Australian leaders have remained steadfast in their support for Ukraine and its fight to repel Russia's invasion after Donald Trump's confrontation with President Volodymyr Zelenskyy.
The stoush sparked fears within the international community the US could pull support for Ukraine which would tilt the scales back toward Russia after Mr Trump reiterated Kremlin propaganda that Ukraine started the war and Mr Zelenskyy was a dictator.
But US ambassador and former prime minister Kevin Rudd has cautioned against concerns about a breakdown in the bilateral relationship between Canberra and the Trump White House.
Dr Rudd said the world had gone through cycles of tumultuous change pointing towards the Cold War, the fracture of Eastern Europe and near nuclear confrontation in the 1980s.

"That was a period where you're sitting on the edge of the abyss," he told an Australian National University broadcast in Washington on Tuesday.
"So when we stand back and say, 'oh, the world is going through tumultuous change', I would simply ask you to reflect for a moment, we have been through significant cycles of tumultuous change in the past."
Australia would be able to weather global uncertainty by being confident in its values, how it pursued its national interest and how it managed friends, partners and allies, Dr Rudd said.
What kept the alliance strong across "the ebbs and flows of individual administrations and governments" stemming 14 US presidents and 16 Australian prime ministers over 75 years was its anchoring of common values.
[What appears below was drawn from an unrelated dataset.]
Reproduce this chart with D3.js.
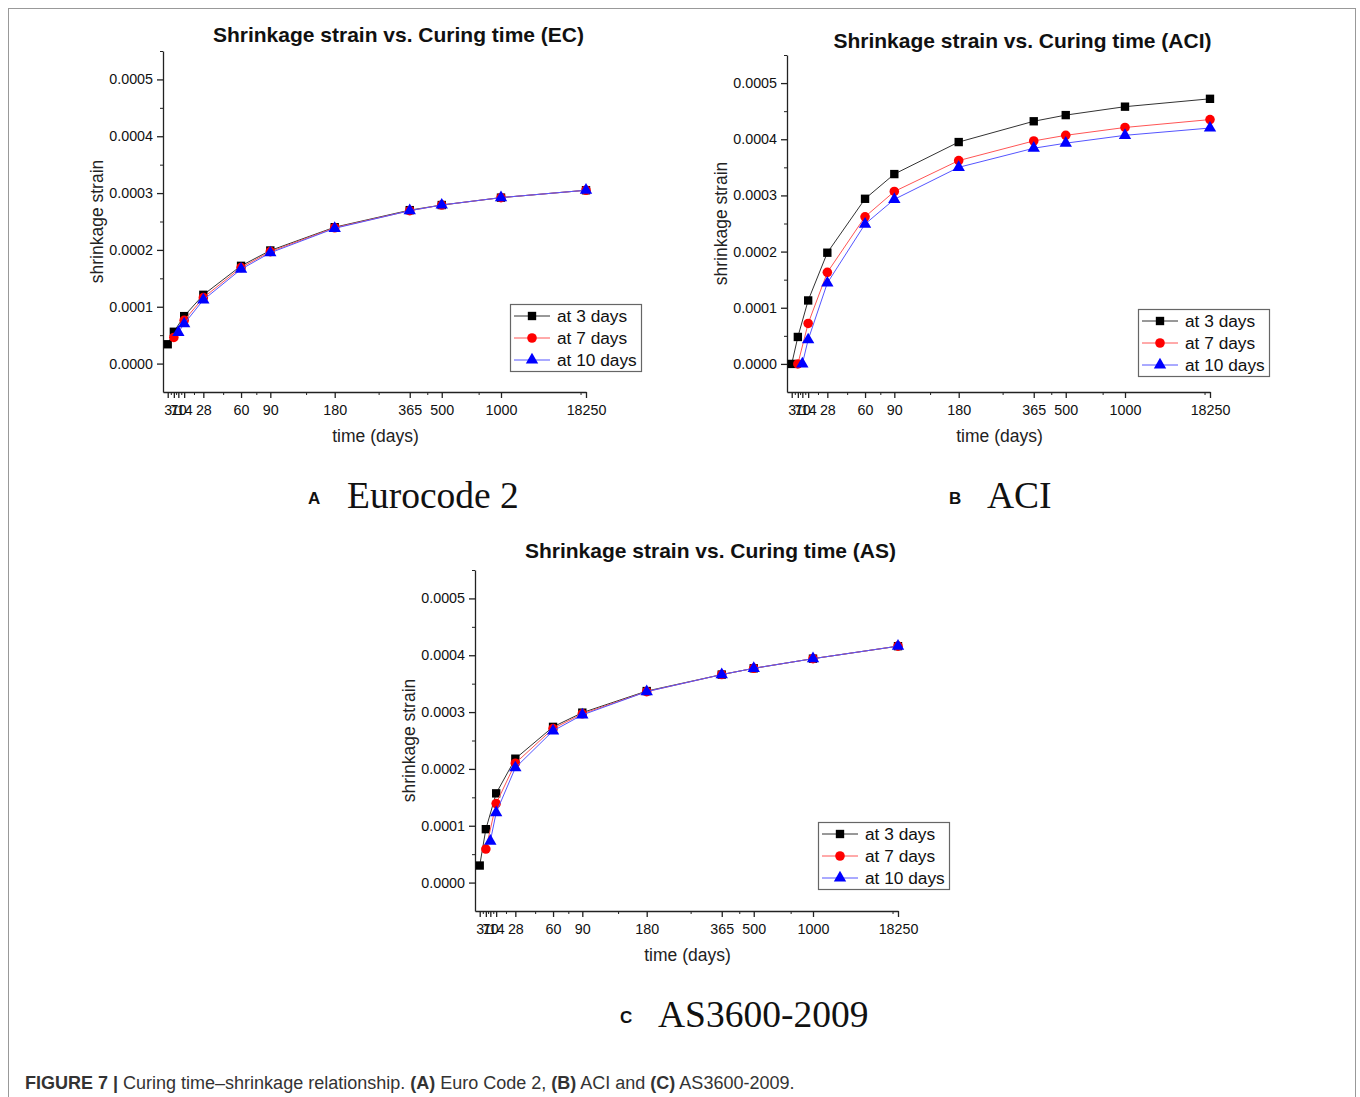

This included democracy and similar national security interests.
"Those fundamentals tend not to change," Dr Rudd said.
It was significant the first official meeting of Secretary of State Marco Rubio after his inauguration was with Quad foreign ministers including Australia's Penny Wong alongside Indian and Japanese counterparts, Dr Rudd added.

But the relationship goes beyond the alliance and into the private sector.
Australian private capital and investment in the US was another key tenet of the relationship, the ambassador said, pointing to a superannuation summit where funds with an investment pool of trillions of dollars met in Washington.
The combined cash pool was "the fourth largest source of investable capital in the world", making it bigger than the Saudi and Emirati sovereign wealth funds, Dr Rudd noted.
The summit included the US treasury secretary, commerce secretary, National Economic Council director and major financial and tech industry elites.
"Why was that all possible? Not just that we share common values, not just that we share common interests but Australia now brings these enormous assets to the table," Dr Rudd said.
"So we're not just a nice bunch of people, we're not just a loyal ally ... we are the biggest mining company in the world, which also commands respect, here we are now a phenomenal source of private capital."